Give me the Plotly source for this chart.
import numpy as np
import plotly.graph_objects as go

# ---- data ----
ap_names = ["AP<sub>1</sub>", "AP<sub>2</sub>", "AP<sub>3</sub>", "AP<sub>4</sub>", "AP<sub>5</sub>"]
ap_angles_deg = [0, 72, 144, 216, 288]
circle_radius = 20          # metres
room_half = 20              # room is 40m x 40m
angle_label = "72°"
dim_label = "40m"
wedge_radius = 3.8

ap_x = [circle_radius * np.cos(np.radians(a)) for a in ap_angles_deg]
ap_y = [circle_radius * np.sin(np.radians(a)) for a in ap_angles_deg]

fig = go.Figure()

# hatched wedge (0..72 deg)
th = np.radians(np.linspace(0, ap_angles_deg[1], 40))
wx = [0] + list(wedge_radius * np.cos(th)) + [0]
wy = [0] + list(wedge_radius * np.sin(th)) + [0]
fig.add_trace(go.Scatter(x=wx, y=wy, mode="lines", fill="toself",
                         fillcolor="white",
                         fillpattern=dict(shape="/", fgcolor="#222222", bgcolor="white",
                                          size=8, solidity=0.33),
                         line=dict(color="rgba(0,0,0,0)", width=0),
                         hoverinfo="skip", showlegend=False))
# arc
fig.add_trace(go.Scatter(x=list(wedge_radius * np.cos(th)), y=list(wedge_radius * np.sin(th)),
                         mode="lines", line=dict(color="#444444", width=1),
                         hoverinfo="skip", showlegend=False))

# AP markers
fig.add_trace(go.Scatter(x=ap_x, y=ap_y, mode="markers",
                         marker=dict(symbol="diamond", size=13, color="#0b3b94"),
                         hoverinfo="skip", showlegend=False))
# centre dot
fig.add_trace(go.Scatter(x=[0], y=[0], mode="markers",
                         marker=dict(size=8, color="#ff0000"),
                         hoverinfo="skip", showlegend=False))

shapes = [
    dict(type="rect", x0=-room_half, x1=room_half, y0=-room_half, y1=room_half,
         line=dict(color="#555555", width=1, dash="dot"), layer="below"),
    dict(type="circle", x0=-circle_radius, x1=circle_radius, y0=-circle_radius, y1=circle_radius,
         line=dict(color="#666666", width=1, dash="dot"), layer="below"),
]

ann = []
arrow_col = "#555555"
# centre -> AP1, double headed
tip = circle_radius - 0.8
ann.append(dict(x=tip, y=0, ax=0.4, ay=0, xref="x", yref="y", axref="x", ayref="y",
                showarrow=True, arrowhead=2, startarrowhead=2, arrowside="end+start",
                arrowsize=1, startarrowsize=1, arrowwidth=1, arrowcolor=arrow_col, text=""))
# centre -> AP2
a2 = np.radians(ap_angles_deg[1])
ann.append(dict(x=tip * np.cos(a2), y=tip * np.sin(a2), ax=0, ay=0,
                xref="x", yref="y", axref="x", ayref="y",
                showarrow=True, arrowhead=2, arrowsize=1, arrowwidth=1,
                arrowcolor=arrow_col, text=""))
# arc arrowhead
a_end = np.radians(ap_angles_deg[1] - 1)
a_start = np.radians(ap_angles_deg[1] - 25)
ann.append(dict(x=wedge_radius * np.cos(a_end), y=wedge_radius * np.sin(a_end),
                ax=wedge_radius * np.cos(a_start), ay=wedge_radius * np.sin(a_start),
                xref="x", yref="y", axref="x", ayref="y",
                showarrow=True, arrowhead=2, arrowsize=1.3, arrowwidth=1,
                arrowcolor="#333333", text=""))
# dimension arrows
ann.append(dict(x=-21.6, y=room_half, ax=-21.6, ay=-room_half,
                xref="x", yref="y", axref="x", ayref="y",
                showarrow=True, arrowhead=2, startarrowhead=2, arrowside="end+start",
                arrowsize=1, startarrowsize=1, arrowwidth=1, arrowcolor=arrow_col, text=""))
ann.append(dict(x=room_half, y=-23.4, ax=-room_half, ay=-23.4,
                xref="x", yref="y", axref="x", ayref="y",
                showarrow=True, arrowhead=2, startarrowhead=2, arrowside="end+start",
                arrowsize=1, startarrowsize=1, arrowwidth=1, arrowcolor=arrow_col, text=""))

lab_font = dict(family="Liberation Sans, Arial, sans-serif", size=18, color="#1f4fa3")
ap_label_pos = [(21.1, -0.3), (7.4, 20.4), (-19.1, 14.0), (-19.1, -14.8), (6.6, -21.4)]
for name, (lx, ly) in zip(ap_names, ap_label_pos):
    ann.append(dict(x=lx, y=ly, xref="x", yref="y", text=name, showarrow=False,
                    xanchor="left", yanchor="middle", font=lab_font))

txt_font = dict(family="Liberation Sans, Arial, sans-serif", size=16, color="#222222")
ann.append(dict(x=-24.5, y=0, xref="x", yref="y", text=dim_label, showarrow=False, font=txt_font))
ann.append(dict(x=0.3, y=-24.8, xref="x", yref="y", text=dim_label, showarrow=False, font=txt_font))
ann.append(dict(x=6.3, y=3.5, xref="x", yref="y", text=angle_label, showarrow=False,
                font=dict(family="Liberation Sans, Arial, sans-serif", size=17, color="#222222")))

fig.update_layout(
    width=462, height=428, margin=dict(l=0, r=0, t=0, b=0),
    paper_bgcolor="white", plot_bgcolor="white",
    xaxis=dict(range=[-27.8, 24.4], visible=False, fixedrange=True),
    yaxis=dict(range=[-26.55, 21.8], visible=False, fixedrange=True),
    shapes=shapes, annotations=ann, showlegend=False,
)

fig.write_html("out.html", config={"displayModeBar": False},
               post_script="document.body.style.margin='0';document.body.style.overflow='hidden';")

——————————

■ Job
Write out each line of the data above again, exactly as given.

■ Solved exercise
Give me the Plotly source for this chart.
import numpy as np
import plotly.graph_objects as go

# ---- data ----
ap_names = ["AP<sub>1</sub>", "AP<sub>2</sub>", "AP<sub>3</sub>", "AP<sub>4</sub>", "AP<sub>5</sub>"]
ap_angles_deg = [0, 72, 144, 216, 288]
circle_radius = 20          # metres
room_half = 20              # room is 40m x 40m
angle_label = "72°"
dim_label = "40m"
wedge_radius = 3.8

ap_x = [circle_radius * np.cos(np.radians(a)) for a in ap_angles_deg]
ap_y = [circle_radius * np.sin(np.radians(a)) for a in ap_angles_deg]

fig = go.Figure()

# hatched wedge (0..72 deg)
th = np.radians(np.linspace(0, ap_angles_deg[1], 40))
wx = [0] + list(wedge_radius * np.cos(th)) + [0]
wy = [0] + list(wedge_radius * np.sin(th)) + [0]
fig.add_trace(go.Scatter(x=wx, y=wy, mode="lines", fill="toself",
                         fillcolor="white",
                         fillpattern=dict(shape="/", fgcolor="#222222", bgcolor="white",
                                          size=8, solidity=0.33),
                         line=dict(color="rgba(0,0,0,0)", width=0),
                         hoverinfo="skip", showlegend=False))
# arc
fig.add_trace(go.Scatter(x=list(wedge_radius * np.cos(th)), y=list(wedge_radius * np.sin(th)),
                         mode="lines", line=dict(color="#444444", width=1),
                         hoverinfo="skip", showlegend=False))

# AP markers
fig.add_trace(go.Scatter(x=ap_x, y=ap_y, mode="markers",
                         marker=dict(symbol="diamond", size=13, color="#0b3b94"),
                         hoverinfo="skip", showlegend=False))
# centre dot
fig.add_trace(go.Scatter(x=[0], y=[0], mode="markers",
                         marker=dict(size=8, color="#ff0000"),
                         hoverinfo="skip", showlegend=False))

shapes = [
    dict(type="rect", x0=-room_half, x1=room_half, y0=-room_half, y1=room_half,
         line=dict(color="#555555", width=1, dash="dot"), layer="below"),
    dict(type="circle", x0=-circle_radius, x1=circle_radius, y0=-circle_radius, y1=circle_radius,
         line=dict(color="#666666", width=1, dash="dot"), layer="below"),
]

ann = []
arrow_col = "#555555"
# centre -> AP1, double headed
tip = circle_radius - 0.8
ann.append(dict(x=tip, y=0, ax=0.4, ay=0, xref="x", yref="y", axref="x", ayref="y",
                showarrow=True, arrowhead=2, startarrowhead=2, arrowside="end+start",
                arrowsize=1, startarrowsize=1, arrowwidth=1, arrowcolor=arrow_col, text=""))
# centre -> AP2
a2 = np.radians(ap_angles_deg[1])
ann.append(dict(x=tip * np.cos(a2), y=tip * np.sin(a2), ax=0, ay=0,
                xref="x", yref="y", axref="x", ayref="y",
                showarrow=True, arrowhead=2, arrowsize=1, arrowwidth=1,
                arrowcolor=arrow_col, text=""))
# arc arrowhead
a_end = np.radians(ap_angles_deg[1] - 1)
a_start = np.radians(ap_angles_deg[1] - 25)
ann.append(dict(x=wedge_radius * np.cos(a_end), y=wedge_radius * np.sin(a_end),
                ax=wedge_radius * np.cos(a_start), ay=wedge_radius * np.sin(a_start),
                xref="x", yref="y", axref="x", ayref="y",
                showarrow=True, arrowhead=2, arrowsize=1.3, arrowwidth=1,
                arrowcolor="#333333", text=""))
# dimension arrows
ann.append(dict(x=-21.6, y=room_half, ax=-21.6, ay=-room_half,
                xref="x", yref="y", axref="x", ayref="y",
                showarrow=True, arrowhead=2, startarrowhead=2, arrowside="end+start",
                arrowsize=1, startarrowsize=1, arrowwidth=1, arrowcolor=arrow_col, text=""))
ann.append(dict(x=room_half, y=-23.4, ax=-room_half, ay=-23.4,
                xref="x", yref="y", axref="x", ayref="y",
                showarrow=True, arrowhead=2, startarrowhead=2, arrowside="end+start",
                arrowsize=1, startarrowsize=1, arrowwidth=1, arrowcolor=arrow_col, text=""))

lab_font = dict(family="Liberation Sans, Arial, sans-serif", size=18, color="#1f4fa3")
ap_label_pos = [(21.1, -0.3), (7.4, 20.4), (-19.1, 14.0), (-19.1, -14.8), (6.6, -21.4)]
for name, (lx, ly) in zip(ap_names, ap_label_pos):
    ann.append(dict(x=lx, y=ly, xref="x", yref="y", text=name, showarrow=False,
                    xanchor="left", yanchor="middle", font=lab_font))

txt_font = dict(family="Liberation Sans, Arial, sans-serif", size=16, color="#222222")
ann.append(dict(x=-24.5, y=0, xref="x", yref="y", text=dim_label, showarrow=False, font=txt_font))
ann.append(dict(x=0.3, y=-24.8, xref="x", yref="y", text=dim_label, showarrow=False, font=txt_font))
ann.append(dict(x=6.3, y=3.5, xref="x", yref="y", text=angle_label, showarrow=False,
                font=dict(family="Liberation Sans, Arial, sans-serif", size=17, color="#222222")))

fig.update_layout(
    width=462, height=428, margin=dict(l=0, r=0, t=0, b=0),
    paper_bgcolor="white", plot_bgcolor="white",
    xaxis=dict(range=[-27.8, 24.4], visible=False, fixedrange=True),
    yaxis=dict(range=[-26.55, 21.8], visible=False, fixedrange=True),
    shapes=shapes, annotations=ann, showlegend=False,
)

fig.write_html("out.html", config={"displayModeBar": False},
               post_script="document.body.style.margin='0';document.body.style.overflow='hidden';")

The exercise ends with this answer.